Le duo pop électronique ontarien Junior Boys revient en scène -et, littéralement, sur celle de la Sala Rossa ce soir, à l'affiche du festival Suoni per il Popolo- avec un quatrième album, It's All True, qui accentue le virage pop du groupe. «Même que je le vois comme un album r'n'b», avance Jeremy Greenspan, principal auteur, compositeur et interprète. Un disque r'n'b influencé par... la culture chinoise!

On retrouve Jeremy Greenspan dans son patelin de Hamilton, à la veille de reprendre la route pour défendre le nouveau matériel de It's All True: «Je voulais que ces chansons soient plus soul qu'avant, dit-il.
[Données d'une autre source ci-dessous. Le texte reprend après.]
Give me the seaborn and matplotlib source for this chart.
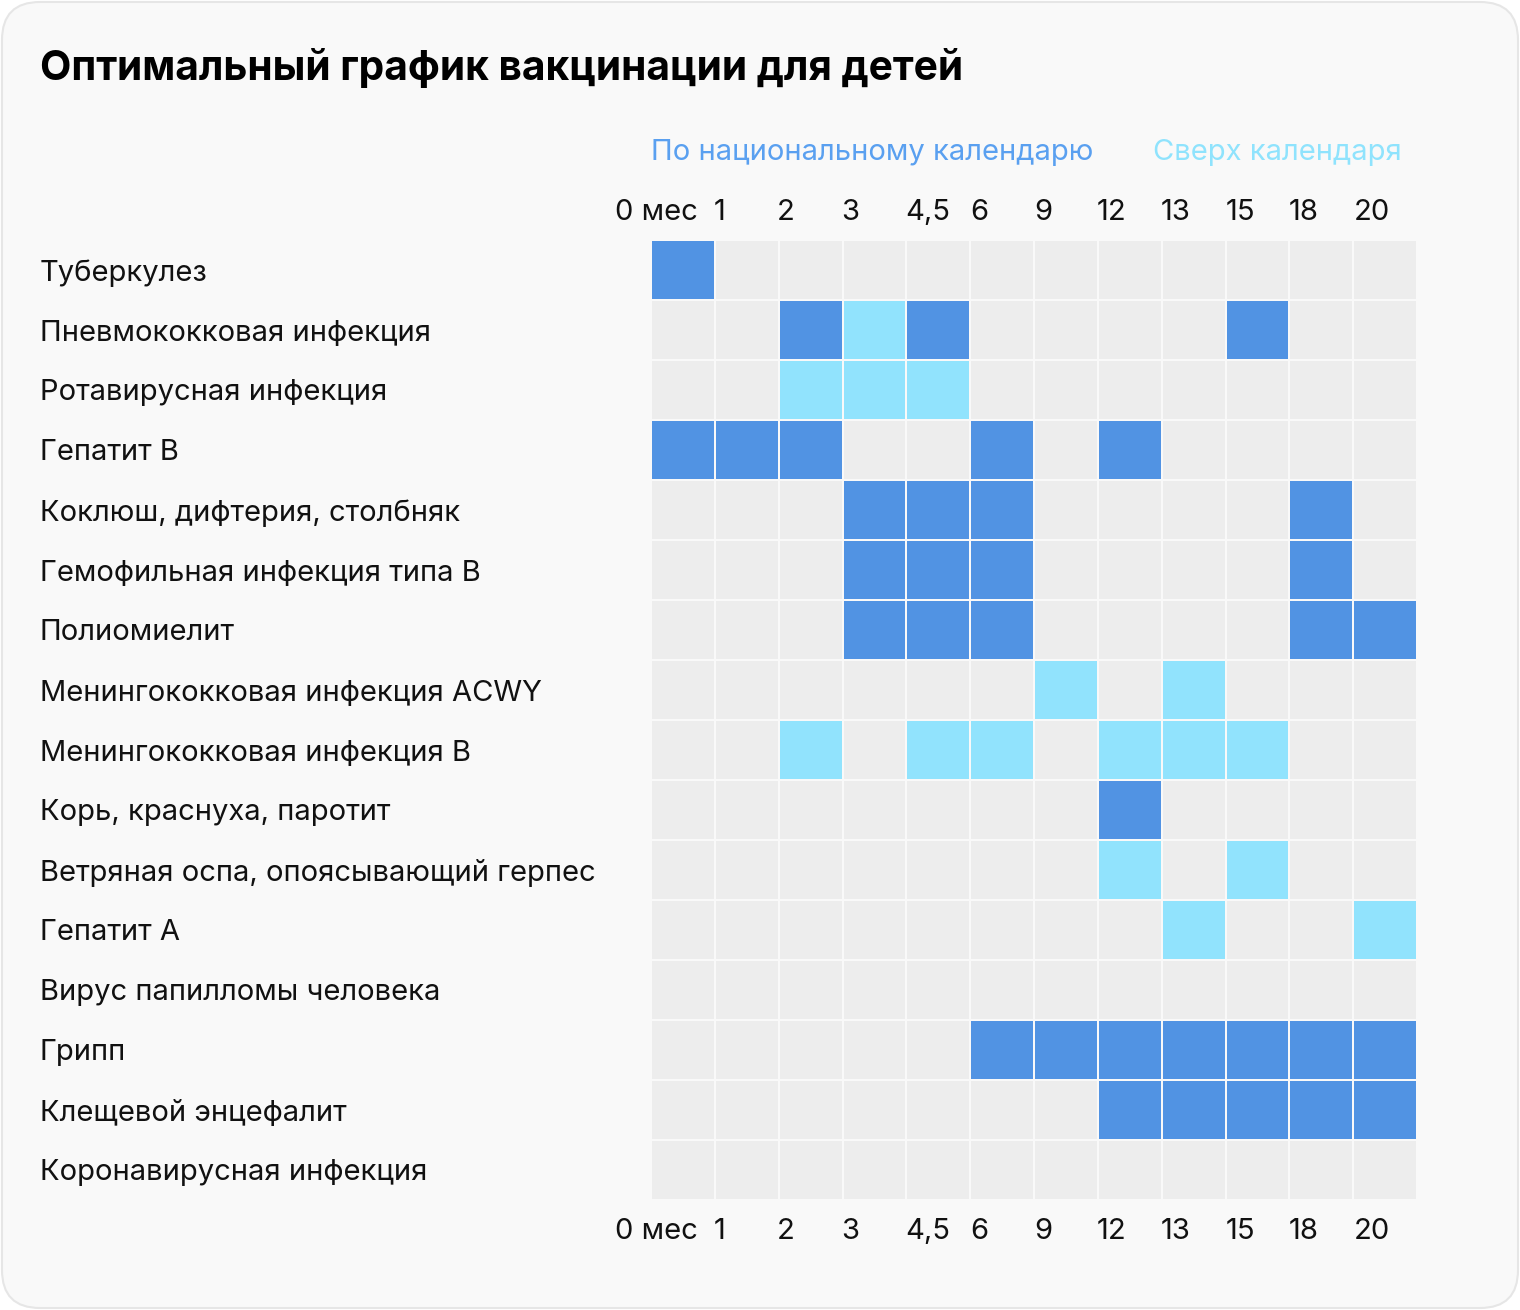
import numpy as np
import pandas as pd
import matplotlib
matplotlib.use("Agg")
import matplotlib.pyplot as plt
from matplotlib.colors import ListedColormap
from matplotlib.patches import FancyBboxPatch
import seaborn as sns

sns.set_theme(style="white")
plt.rcParams['font.family'] = ['Inter', 'DejaVu Sans']

title = "Оптимальный график вакцинации для детей"
legend_national = "По национальному календарю"
legend_extra = "Сверх календаря"

ages = ["0 мес", "1", "2", "3", "4,5", "6", "9", "12", "13", "15", "18", "20"]
diseases = [
    "Туберкулез",
    "Пневмококковая инфекция",
    "Ротавирусная инфекция",
    "Гепатит В",
    "Коклюш, дифтерия, столбняк",
    "Гемофильная инфекция типа В",
    "Полиомиелит",
    "Менингококковая инфекция ACWY",
    "Менингококковая инфекция В",
    "Корь, краснуха, паротит",
    "Ветряная оспа, опоясывающий герпес",
    "Гепатит А",
    "Вирус папилломы человека",
    "Грипп",
    "Клещевой энцефалит",
    "Коронавирусная инфекция",
]
# 0 = none, 1 = national calendar, 2 = beyond calendar
schedule = [
    [1, 0, 0, 0, 0, 0, 0, 0, 0, 0, 0, 0],
    [0, 0, 1, 2, 1, 0, 0, 0, 0, 1, 0, 0],
    [0, 0, 2, 2, 2, 0, 0, 0, 0, 0, 0, 0],
    [1, 1, 1, 0, 0, 1, 0, 1, 0, 0, 0, 0],
    [0, 0, 0, 1, 1, 1, 0, 0, 0, 0, 1, 0],
    [0, 0, 0, 1, 1, 1, 0, 0, 0, 0, 1, 0],
    [0, 0, 0, 1, 1, 1, 0, 0, 0, 0, 1, 1],
    [0, 0, 0, 0, 0, 0, 2, 0, 2, 0, 0, 0],
    [0, 0, 2, 0, 2, 2, 0, 2, 2, 2, 0, 0],
    [0, 0, 0, 0, 0, 0, 0, 1, 0, 0, 0, 0],
    [0, 0, 0, 0, 0, 0, 0, 2, 0, 2, 0, 0],
    [0, 0, 0, 0, 0, 0, 0, 0, 2, 0, 0, 2],
    [0, 0, 0, 0, 0, 0, 0, 0, 0, 0, 0, 0],
    [0, 0, 0, 0, 0, 1, 1, 1, 1, 1, 1, 1],
    [0, 0, 0, 0, 0, 0, 0, 1, 1, 1, 1, 1],
    [0, 0, 0, 0, 0, 0, 0, 0, 0, 0, 0, 0],
]

# tick label centres (data units) as placed in the design
tick_pos = [0.08, 1.07, 2.11, 3.12, 4.34, 5.14, 6.14, 7.21, 8.22, 9.23, 10.23, 11.30]

c_empty = "#ededed"
c_nat = "#5193e3"
c_extra = "#91e3fd"

df = pd.DataFrame(schedule, index=diseases, columns=ages)

fig = plt.figure(figsize=(15.2, 13.1), dpi=100)
fig.patch.set_facecolor("white")
bg = FancyBboxPatch((2 / 1520, 2 / 1310), 1 - 4 / 1520, 1 - 4 / 1310,
                    boxstyle="round,pad=0,rounding_size=0.025",
                    transform=fig.transFigure, facecolor="#f9f9f9",
                    edgecolor="#e6e6e6", linewidth=1.5, zorder=-10,
                    mutation_aspect=1520 / 1310)
fig.patches.append(bg)

ax = fig.add_axes([651 / 1520, 1 - 1200 / 1310, (1417 - 651) / 1520, (1200 - 240) / 1310])
sns.heatmap(df, ax=ax, cmap=ListedColormap([c_empty, c_nat, c_extra]),
            vmin=-0.5, vmax=2.5, cbar=False, linewidths=1.1, linecolor="#f9f9f9",
            square=False)

fs = 21
ax.set_xticks(tick_pos)
ax.set_xticklabels(ages, fontsize=fs, color="#111111")
ax.tick_params(axis="x", top=True, bottom=True, labeltop=False, labelbottom=True,
               length=0, pad=13)
ax.set_yticks(np.arange(len(diseases)) + 0.5)
ax.set_yticklabels(diseases, fontsize=fs, color="#111111", ha="left",
                   va="center_baseline")
ax.tick_params(axis="y", length=0, pad=(651 - 40) * 0.72)
ax.set_xlabel("")
ax.set_ylabel("")
for s in ax.spines.values():
    s.set_visible(False)

top = ax.secondary_xaxis("top")
top.set_xticks(tick_pos)
top.set_xticklabels(ages, fontsize=fs, color="#111111")
top.tick_params(length=0, pad=10)
for s in top.spines.values():
    s.set_visible(False)

fig.text(40 / 1520, 1 - 64 / 1310, title, fontsize=29.3, fontweight="bold",
         color="#000000", ha="left", va="center_baseline")
fig.text(651 / 1520, 1 - 149 / 1310, legend_national, fontsize=fs,
         color="#5aa0f0", ha="left", va="center_baseline")
fig.text(1153 / 1520, 1 - 149 / 1310, legend_extra, fontsize=fs,
         color="#8fe3fd", ha="left", va="center_baseline")

fig.savefig("out.png", dpi=100, facecolor="white")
Aussi, j'ai écouté pas mal de r'n'b dans les derniers temps. Des vieux trucs, du r'n'b aux limites du disco, des enregistrements des années 80, jusqu'au début des années 90.»

Ainsi, ce disque passe comme un courant d'air de renouveau pour Junior Boys, dont la carrière avait démarré de grandiose manière en 2004 avec Last Exit, album aux frontières de la pop indé et du house minimaliste. Au fil des parutions, le groupe s'est cependant trouvé plus à l'aise sur scène, influençant la manière de concevoir les enregistrements. «Lorsque je travaille sur une rythmique, je fais souvent le pari de me rapprocher de la pop contemporaine, explique Greenspan. Je vais mixer la voix très fort, en avant des instruments.»

Le précédent disque, Begone Dull Care (2009, sur Domino Records, comme tous les autres), un étriqué album concept inspiré de l'oeuvre de Malcom McLaren, ramenait Junior Boys dans une atmosphère statique, plus difficile à traduire en spectacle. «Pas de concept sur ce disque, prévient Greenspan. Pas sur le plan musical, en tout cas: je dirais plutôt qu'il y a un fil conducteur sur le plan des textes, sans doute les plus déprimants que j'ai écrits», des textes inspirés de la conjoncture ambiante, crise économique et autres plaies sociales.

Ce It's All True, mû par des rythmes plus dynamiques, devrait mieux passer la rampe que le précédent. Déroutant pour les fans des deux premiers albums, le nouveau passe allègrement d'une ambiance à l'autre -de la ballade pop aux épanchements house de Banana Ripple, la chanson qui clôt sur une bonne note It's All True, la plus «juniorboyesque» des titres du disque, également le premier single qui «rappelle davantage les nuances disco des premiers disques».

À la chinoise

Dernière influence sur cet album, plus difficile à cerner et, pourtant, capitale: la Chine. Explications: «Ma soeur habite Shanghai, elle enseigne dans une université là-bas. Elle y est depuis 10 ans, et je ne l'avais jamais visitée. Je me suis dit: c'est le temps d'y aller. J'y suis resté deux mois. Alors, j'ai tout emmené: ordinateur, équipements d'enregistrement, micros. L'expérience a été très intéressante.

«Ce que j'ai retenu de plus important durant ce séjour, c'est ce sentiment d'être submergé par la différence, par la grandeur de l'endroit et combien j'en savais peu sur le peuple chinois. C'est, j'imagine, le même sentiment que tous ceux qui ne sont pas chinois ressentent lorsqu'ils y habitent. On est face à une culture dont on connaît si peu de choses.»

L'impulsion nécessaire pour risquer un virage, pour amener Junior Boys vers d'autres quartiers de la musique populaire. Sortir de son confort et aller voir ailleurs.

Junior Boys, ce soir, à la Sala Rossa.